Arquivo

Nascer longe

Editorial

1. Mais uma vez, a sobrevivência das maternidades do interior está em causa. O ministro da Saúde foi categórico ao afirmar que as maternidades com menos de 1.500 partos por ano serão para encerrar. E será no Interior que mais maternidades irão encerrar. Esta situação é, em primeiro lugar, resultado da elevada desertificação e da baixa natalidade, que na Beira Interior é de 1,7 por casal, ou seja, nem sequer chega aos 2,1 da taxa de reposição, mas também da falta de uma política de natalidade em Portugal (a situação das famílias agravou-se inclusive com o ignóbil corte do abono de família).

Nas maternidades da Beira Interior nenhuma, isoladamente, consegue atingir os 1.500 partos. A Guarda tem uma enorme descida nos últimos anos, Castelo Branco regista uma ligeira descida e a da Covilhã cresce. Esta situação, evidencia que, ao contrário do que aconteceu no centro hospitalar da Covilhã, na Guarda tem havido erros e uma enorme falta de planeamento. Se no ano passado 188 mães do distrito da Guarda preferiram parir na Maternidade de Viseu, este ano, em seis meses, já houve 103 grávidas do distrito que escolheram o S. Teotónio para realizarem o parto. Os responsáveis da ULS da Guarda deveriam refletir a forma incompetente como deixaram degradar um serviço essencial como o da Maternidade ao ponto de não ser a primeira escolha para muitas das mulheres da Guarda e do distrito. Essa falta de planeamento e de qualificação do serviço vai ter consequências complicadas. Pouco haverá a fazer para salvar a Maternidade da Guarda – é tempo de mobilização política e cívica para tentar minimizar as consequências da inércia, da inabilidade e da incúria da direção do Hospital Sousa Martins e dos poderes instituídos da cidade.

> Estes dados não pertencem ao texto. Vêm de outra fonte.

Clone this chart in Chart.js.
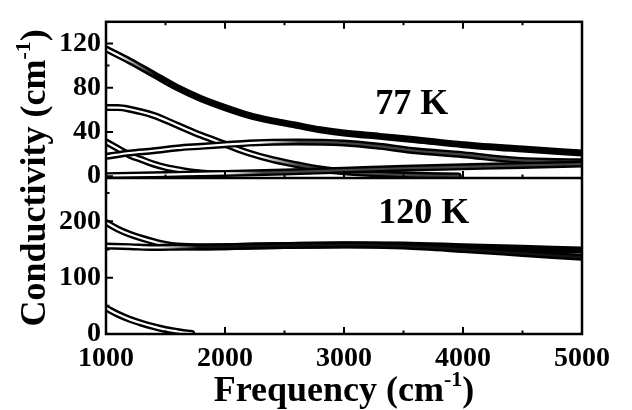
<!DOCTYPE html>
<html lang="en">
<head>
    <meta charset="UTF-8">
    <title>Conductivity</title>
    <script src="https://cdn.jsdelivr.net/npm/chart.js"></script>
    <style>
        * {
            margin: 0;
            padding: 0;
            box-sizing: border-box;
        }
        body {
            background-color: #fff;
            width: 632px;
            height: 410px;
            overflow: hidden;
        }
        #chart {
            display: block;
        }
    </style>
</head>
<body>
    <canvas id="chart" width="632" height="410"></canvas>
    <script>
        // axis ticks
        var freqTicks = [1000, 2000, 3000, 4000, 5000];
        var freqMinor = [1500, 2500, 3500, 4500];
        var lowTicks = [0, 40, 80, 120];
        var lowMinor = [20, 60, 100];
        var highTicks = [0, 100, 200];
        var highMinor = [50, 150, 250];

        // 77 K curves
        var freqA = [1000, 1200, 1400, 1600, 1800, 2000, 2200, 2400, 2600, 2800, 3000, 3300, 3600, 4000, 4500, 5000];
        var sigmaA = [115, 104, 92, 80, 70, 62, 55, 50, 46, 42, 39, 36, 33, 28.5, 24.5, 21];
        var freqB = [1000, 1100, 1200, 1400, 1600, 1800, 2000, 2200, 2400, 2600, 2800, 3000, 3300, 3600, 3960];
        var sigmaB = [62, 62, 60.5, 55, 46, 37, 29, 21, 15, 10.5, 6.5, 4, 2, 0.8, 0.3];
        var freqC = [1000, 1100, 1200, 1300, 1400, 1500, 1600, 1700, 1800, 1900, 2000];
        var sigmaC = [31, 25, 19, 15, 11, 8, 6, 4, 3, 2.3, 2];
        var freqD = [1000, 1200, 1400, 1600, 1800, 2000, 2200, 2600, 3000, 3300, 3600, 4000, 4400, 4700, 5000];
        var sigmaD = [18, 21, 23, 25.5, 27, 28.5, 30, 31, 30, 27, 23, 19.5, 15, 13.5, 13];
        var freqE = [1000, 1500, 2000, 2500, 3000, 3500, 4000, 4500, 5000];
        var sigmaE = [0.5, 1.5, 2.5, 3.8, 5.5, 7.2, 8.5, 9.8, 11];

        // 120 K curves
        var freqF = [1000, 1100, 1200, 1300, 1400, 1500, 1600, 1800, 2000, 2500, 3000, 3500, 4000, 4500, 5000];
        var sigmaF = [198, 186, 177, 170, 164, 159, 156, 154.5, 155, 157, 158.5, 158, 155, 152, 149];
        var freqG = [1000, 1200, 1400, 1600, 2000, 2500, 3000, 3500, 4000, 4500, 5000];
        var sigmaG = [156, 155, 153.5, 154, 155, 157, 158, 156, 150, 143, 136];
        var freqH = [1000, 1100, 1200, 1300, 1400, 1500, 1600, 1700, 1720];
        var sigmaH = [46, 35, 26, 19, 13, 8, 4.5, 1.5, 1];

        function pts(xs, ys) {
            return xs.map(function (x, i) { return { x: x, y: ys[i] }; });
        }

        // inside of the circle band: white where the circles are open, darker where they pile up
        function fillColor(openUntil, tail) {
            return function (ctx) {
                var chart = ctx.chart;
                var area = chart.chartArea;
                if (!area) return '#fff';
                var f = (chart.scales.x.getPixelForValue(openUntil) - area.left) / area.width;
                f = Math.max(0, Math.min(1, f));
                var g = chart.ctx.createLinearGradient(area.left, 0, area.right, 0);
                g.addColorStop(0, '#fff');
                g.addColorStop(f, '#fff');
                g.addColorStop(Math.min(1, f + 0.08), tail);
                g.addColorStop(1, tail);
                return g;
            };
        }

        var curves = [
            { data: pts(freqA, sigmaA), axis: 'yLow', open: 1100, tail: '#000' },
            { data: pts(freqB, sigmaB), axis: 'yLow', open: 2300, tail: '#444' },
            { data: pts(freqC, sigmaC), axis: 'yLow', open: 2000, tail: '#fff' },
            { data: pts(freqD, sigmaD), axis: 'yLow', open: 2300, tail: '#444' },
            { data: pts(freqE, sigmaE), axis: 'yLow', open: 2000, tail: '#444' },
            { data: pts(freqF, sigmaF), axis: 'yHigh', open: 1400, tail: '#000' },
            { data: pts(freqG, sigmaG), axis: 'yHigh', open: 1450, tail: '#111' },
            { data: pts(freqH, sigmaH), axis: 'yHigh', open: 2000, tail: '#fff' }
        ];

        var datasets = [];
        curves.forEach(function (c, i) {
            var common = {
                data: c.data,
                yAxisID: c.axis,
                pointRadius: 0,
                cubicInterpolationMode: 'monotone',
                borderCapStyle: 'round',
                borderJoinStyle: 'round',
                fill: false
            };
            datasets.push(Object.assign({}, common, { borderColor: '#000', borderWidth: 7, order: 100 - 2 * i }));
            datasets.push(Object.assign({}, common, { borderColor: fillColor(c.open, c.tail), borderWidth: 2.2, order: 99 - 2 * i }));
        });

        var serif = '"Liberation Serif", "Times New Roman", serif';

        function supText(ctx, main, sup, tail, x, y, size) {
            ctx.font = 'bold ' + size + 'px ' + serif;
            var w1 = ctx.measureText(main).width;
            var w3 = ctx.measureText(tail).width;
            ctx.font = 'bold ' + Math.round(size * 0.6) + 'px ' + serif;
            var w2 = ctx.measureText(sup).width;
            var x0 = x - (w1 + w2 + w3) / 2;
            ctx.textAlign = 'left';
            ctx.font = 'bold ' + size + 'px ' + serif;
            ctx.fillText(main, x0, y);
            ctx.font = 'bold ' + Math.round(size * 0.6) + 'px ' + serif;
            ctx.fillText(sup, x0 + w1, y - size * 0.42);
            ctx.font = 'bold ' + size + 'px ' + serif;
            ctx.fillText(tail, x0 + w1 + w2, y);
        }

        var framePlugin = {
            id: 'frame',
            afterDatasetsDraw: function (chart) {
                var ctx = chart.ctx;
                var a = chart.chartArea;
                var x = chart.scales.x;
                var lo = chart.scales.yLow;
                var hi = chart.scales.yHigh;
                ctx.save();
                ctx.strokeStyle = '#000';
                ctx.lineWidth = 2.5;
                ctx.strokeRect(a.left, a.top, a.right - a.left, a.bottom - a.top);
                ctx.beginPath();
                ctx.moveTo(a.left, lo.bottom);
                ctx.lineTo(a.right, lo.bottom);
                ctx.stroke();

                // inward tick marks
                ctx.lineWidth = 2;
                ctx.beginPath();
                function xTick(v, len) {
                    var px = x.getPixelForValue(v);
                    ctx.moveTo(px, a.bottom); ctx.lineTo(px, a.bottom - len);
                    ctx.moveTo(px, a.top); ctx.lineTo(px, a.top + len);
                    ctx.moveTo(px, lo.bottom); ctx.lineTo(px, lo.bottom - len);
                }
                freqTicks.forEach(function (v) { xTick(v, 7); });
                freqMinor.forEach(function (v) { xTick(v, 3.5); });
                function yTick(s, v, len) {
                    var py = s.getPixelForValue(v);
                    ctx.moveTo(a.left, py); ctx.lineTo(a.left + len, py);
                }
                lowTicks.forEach(function (v) { yTick(lo, v, 7); });
                lowMinor.forEach(function (v) { yTick(lo, v, 3.5); });
                highTicks.forEach(function (v) { yTick(hi, v, 7); });
                highMinor.forEach(function (v) { yTick(hi, v, 3.5); });
                ctx.stroke();

                // panel labels and axis titles
                ctx.fillStyle = '#000';
                ctx.textBaseline = 'alphabetic';
                ctx.textAlign = 'center';
                ctx.font = 'bold 36px ' + serif;
                ctx.fillText('77 K', x.getPixelForValue(3570), lo.getPixelForValue(56.5));
                ctx.fillText('120 K', x.getPixelForValue(3670), hi.getPixelForValue(196.5));

                supText(ctx, 'Frequency (cm', '-1', ')', (a.left + a.right) / 2, 401, 36);

                ctx.translate(45, (a.top + a.bottom) / 2);
                ctx.rotate(-Math.PI / 2);
                supText(ctx, 'Conductivity (cm', '-1', ')', 0, 0, 36);
                ctx.restore();
            }
        };

        var tickFont = { family: serif, size: 28, weight: 'bold' };
        function plain(v) { return String(v); }

        new Chart(document.getElementById('chart'), {
            type: 'line',
            data: { datasets: datasets },
            options: {
                responsive: false,
                animation: false,
                devicePixelRatio: 1,
                layout: { padding: { left: 0, right: 50, top: 10, bottom: 0 } },
                plugins: {
                    legend: { display: false },
                    tooltip: { enabled: false }
                },
                scales: {
                    x: {
                        type: 'linear',
                        min: 1000,
                        max: 5000,
                        afterBuildTicks: function (s) { s.ticks = freqTicks.map(function (v) { return { value: v }; }); },
                        afterFit: function (s) { s.height = 76; },
                        grid: { display: false, drawTicks: false },
                        border: { display: false },
                        ticks: { font: tickFont, color: '#000', padding: 8, maxRotation: 0, autoSkip: false, callback: plain }
                    },
                    yHigh: {
                        type: 'linear',
                        position: 'left',
                        stack: 'panels',
                        stackWeight: 1,
                        min: 0,
                        max: 277,
                        afterBuildTicks: function (s) { s.ticks = highTicks.map(function (v) { return { value: v }; }); },
                        afterFit: function (s) { s.width = 106; },
                        grid: { display: false, drawTicks: false },
                        border: { display: false },
                        ticks: { font: tickFont, color: '#000', padding: 5, autoSkip: false, callback: plain }
                    },
                    yLow: {
                        type: 'linear',
                        position: 'left',
                        stack: 'panels',
                        stackWeight: 1,
                        min: -1.5,
                        max: 139.5,
                        afterBuildTicks: function (s) { s.ticks = lowTicks.map(function (v) { return { value: v }; }); },
                        afterFit: function (s) { s.width = 106; },
                        grid: { display: false, drawTicks: false },
                        border: { display: false },
                        ticks: { font: tickFont, color: '#000', padding: 5, autoSkip: false, callback: plain }
                    }
                }
            },
            plugins: [framePlugin]
        });
    </script>
</body>
</html>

2. Há perto de 400 mil “sócios-gerentes” em Portugal. E apesar de nunca se falar dos seus direitos, são os responsáveis por grande parte da dinâmica da nossa economia, pela criação de emprego e riqueza. Mais de metade é responsável por pequenas e micro empresas, com dois ou três trabalhadores, na área dos serviços, no comércio, em pequenas indústrias. E são contribuintes essenciais na sustentação da Segurança Social (juntamente com todas as outras empresas que pagam 23,75 por cento sobre o salário de cada trabalhador, claro). E com os trabalhadores que pagam 11 por cento do seu salário para terem proteção social e direito à reforma. Os “sócios-gerentes” pagam de taxa social única 10 por cento, sobre o respetivo salário, mais 21,25 por cento, sobre o seu próprio salário, que é responsabilidade da empresa (de que são sócios e gerentes). Ou seja, o sócio-gerente paga para Segurança Social 31,25 por cento do seu rendimento. Ora, os trabalhadores com menor proteção social são precisamente os que têm o estatuto de “sócio-gerente”: não têm qualquer apoio de âmbito material de proteção. Perante a crise muitos pequenos empresários claudicam face às dificuldades e encerram os seus negócios sem ter qualquer direito social – descontaram mais do que qualquer outro trabalhador (31,25 por cento do seu rendimento), mas ficam desempregados sem direito sequer ao subsídio de desemprego. Talvez por isso se fale muito de empreendedorismo, mas são cada vez menos os que estão disponíveis para empreenderem o que seja. (Declaração de interesses: sou sócio-gerente da empresa proprietária deste jornal).